By Ophir Pines-Paz
On one hand, the storm of condemnations by the top levels of government and now the suspension of Lieutenant Colonel Shalom Eisner from his position for beating an apparently unarmed Danish protester with his weapon, is the right response. On the other hand, this response is cynical and problematic, on several major counts.
First, Israelis commonly complain about the country’s hasbara – well, here it is! Israel has put its best foot forward in the communications effort, and the world saw the result on every channel. Here’s the point: communications cannot turn black into white – that’s a job for Uri Geller. If we want to look good, it starts with good behavior.
The second aspect flows from this. The only way to solve the image problem is to stop fighting yesterday’s wars. People in Eisner’s position, who are based in the high-friction areas, too often see themselves as remote, as if they’re on some isolated island. They also have an obsolete perspective that conflict is just about winning on the battlefield – that the stronger, more powerful party prevails. They fail to understand that we’re in a different world, where the conflict actually is about public opinion. In the arena of today’s conflict, his actions are more damaging to Israel than tanks and military operations.

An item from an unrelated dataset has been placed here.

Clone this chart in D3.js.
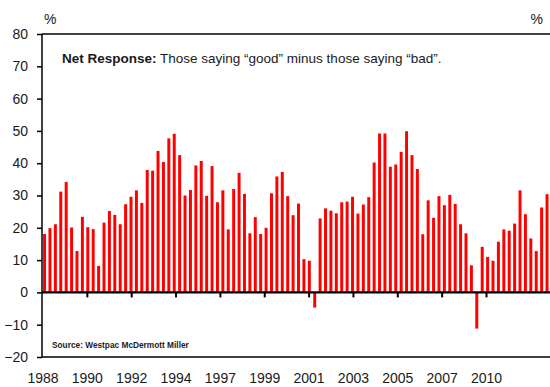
<!DOCTYPE html>
<meta charset="utf-8">
<style>
body { margin: 0; background: #fff; }
text { font-family: "Liberation Sans", Arial, sans-serif; fill: #1a1a1a; }
.axis text { font-size: 14px; }
.note { font-size: 13.5px; }
.source { font-size: 8.3px; font-weight: bold; }
</style>
<svg width="550" height="387"></svg>
<script src="https://cdn.jsdelivr.net/npm/d3@7"></script>
<script>

// quarterly net response, 1988 onwards
var values = [
  18.1, 19.9, 21.1, 31.2, 34.2, 20.1, 12.8, 23.4, 20.2, 19.6,
  8.2, 21.6, 25.2, 24.0, 21.1, 27.3, 29.6, 31.6, 27.7, 37.9,
  37.7, 43.8, 40.4, 47.7, 49.1, 42.5, 30.0, 31.7, 39.3, 40.7,
  29.9, 39.1, 27.9, 31.6, 19.5, 32.0, 37.0, 30.5, 18.3, 23.3,
  18.1, 20.0, 30.7, 35.9, 37.3, 29.8, 23.9, 27.5, 10.3, 9.8,
  -4.7, 22.9, 26.0, 25.3, 24.5, 27.9, 28.1, 29.6, 24.4, 27.2,
  29.5, 40.2, 49.2, 49.2, 38.9, 39.6, 43.5, 49.9, 42.5, 38.2,
  18.0, 28.5, 23.1, 29.8, 27.0, 30.2, 27.4, 21.1, 18.3, 8.4,
  -11.2, 14.1, 11.0, 9.8, 15.7, 19.5, 19.1, 21.3, 31.6, 24.2,
  16.7, 12.8, 26.3, 30.4
];

var yearLabels = ["1988", "1990", "1992", "1994", "1997", "1999", "2001", "2003", "2005", "2007", "2010"];
var yTicks = [-20, -10, 0, 10, 20, 30, 40, 50, 60, 70, 80];

var svg = d3.select("svg"),
    left = 42,
    right = 550;

var y = d3.scaleLinear()
    .domain([-20, 80])
    .range([357, 34]);

var x = d3.scaleBand()
    .domain(d3.range(values.length))
    .range([left, 549.6])
    .paddingInner(0.45)
    .paddingOuter(0.2);

var xYear = d3.scalePoint()
    .domain(yearLabels)
    .range([left + 1, 486.5]);

// bars
svg.append("g")
  .selectAll("rect")
  .data(values)
  .enter().append("rect")
    .attr("x", function(d, i) { return x(i); })
    .attr("width", x.bandwidth())
    .attr("y", function(d) { return y(Math.max(0, d)); })
    .attr("height", function(d) { return Math.abs(y(d) - y(0)); })
    .attr("fill", "#ff0000");

// y axis
var yAxis = svg.append("g")
    .attr("class", "axis")
    .attr("transform", "translate(" + left + ",0)")
    .call(d3.axisLeft(y).tickValues(yTicks).tickSize(5).tickPadding(9));
yAxis.select(".domain").remove();
yAxis.selectAll("line").attr("stroke", "#000").attr("stroke-width", 1.5);
yAxis.selectAll("text").attr("fill", "#1a1a1a");

// frame lines
svg.append("line")
    .attr("x1", left).attr("x2", left)
    .attr("y1", y(80)).attr("y2", y(-20))
    .attr("stroke", "#000").attr("stroke-width", 1.5);
svg.append("line")
    .attr("x1", left).attr("x2", right)
    .attr("y1", y(80)).attr("y2", y(80))
    .attr("stroke", "#000").attr("stroke-width", 1.5);
svg.append("line")
    .attr("x1", left).attr("x2", right)
    .attr("y1", y(-20)).attr("y2", y(-20))
    .attr("stroke", "#000").attr("stroke-width", 1.5);
svg.append("line")
    .attr("x1", left).attr("x2", right)
    .attr("y1", y(0)).attr("y2", y(0))
    .attr("stroke", "#000").attr("stroke-width", 2.2);

// year ticks on the zero line
svg.append("g")
  .selectAll("line")
  .data(yearLabels.slice(1))
  .enter().append("line")
    .attr("x1", function(d) { return xYear(d); })
    .attr("x2", function(d) { return xYear(d); })
    .attr("y1", y(0))
    .attr("y2", y(0) + 5)
    .attr("stroke", "#000")
    .attr("stroke-width", 2);

// year labels along the bottom
svg.append("g")
    .attr("class", "axis")
  .selectAll("text")
  .data(yearLabels)
  .enter().append("text")
    .attr("x", function(d) { return xYear(d); })
    .attr("y", 383)
    .attr("text-anchor", "middle")
    .text(function(d) { return d; });

// unit labels
svg.append("text").attr("class", "axis").attr("x", 44).attr("y", 24)
    .style("font-size", "14px").text("%");
svg.append("text").attr("class", "axis").attr("x", 543).attr("y", 24)
    .attr("text-anchor", "end").style("font-size", "14px").text("%");

// note
var note = svg.append("text")
    .attr("class", "note")
    .attr("x", 62)
    .attr("y", 63);
note.append("tspan").attr("font-weight", "bold").text("Net Response:");
note.append("tspan").text(" Those saying \u201cgood\u201d minus those saying \u201cbad\u201d.");

svg.append("text")
    .attr("class", "source")
    .attr("x", 52)
    .attr("y", 348)
    .text("Source: Westpac McDermott Miller");

</script>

The ramifications of the incident are serious: Eisner is an influential and relatively high-ranking officer. Many of the decisions flow from his level, not just from the Chief of Staff. But the army careerists in the field in the West Bank don’t understand the wider reality, because from the age of 18, all they know is the military – they view everything through that prism. They don’t know about the world and they don’t know about life. This is not a game and they should be taught about the broader arena. Officers in the field should be taking courses in diplomacy, they should speak with Israel’s ambassadors, and be exposed to sources of global opinion.
The third problem is that blaming Eisner is simply hypocritical. If there had been no video cameras, the Danish protester probably would have sent a letter of complaint and the authorities probably would have ignored it. That’s because the system isn’t sensitive enough to such behavior and moreover, it is just angered by anyone who dares to protest our occupation from abroad. Those who manage this system fail to accept that in the global community, any citizen has the right to protest the longest ongoing occupation in the world today.
But there were cameras, and so the top brass had to issue condemnations and suspend him. All the reactions, from the President and Prime Minister to the Defense Minister and the Chief of Staff, were a coordinated attempt to portray him as an anomaly.
But what if he is not an anomaly? What if there is more than one Eisner? In that case, this incident can actually be an opportunity – to examine and correct our behavior towards protesters who disagree with us, and to make a change beyond one single punishment.
Obviously, nobody wants to ask those hard questions. It’s much easier to just suspend Eisner, but that’s far from enough.
The reality is that we have cultivated militarism so deeply that we look to the Army to solve everything. No one truly believes that any other solution is effective. That is the underlying truth of Israeli life to which most of society subscribes.
No one on the political level told Eisner to behave the way he did. But the political leadership – mainly Netanyahu, Barak and Lieberman – addressed the fly-in in the most aggressive and hysterical way possible, instead of downplaying the whole event. Why were 650 policemen sent to stop dozens of demonstrators? Why did they need such an exaggerated show of force? No doubt, the atmosphere they created trickled down to the Army. The incident may have occurred within the army, but the government must also rethink how it addresses the challenges and protests we face. The way of force is not always efficient, or effective.
Ophir Pines-Paz is a former Member of Knesset from Labor. He has served as Minister of Internal Affairs and as Minister of Science, Culture and Sports.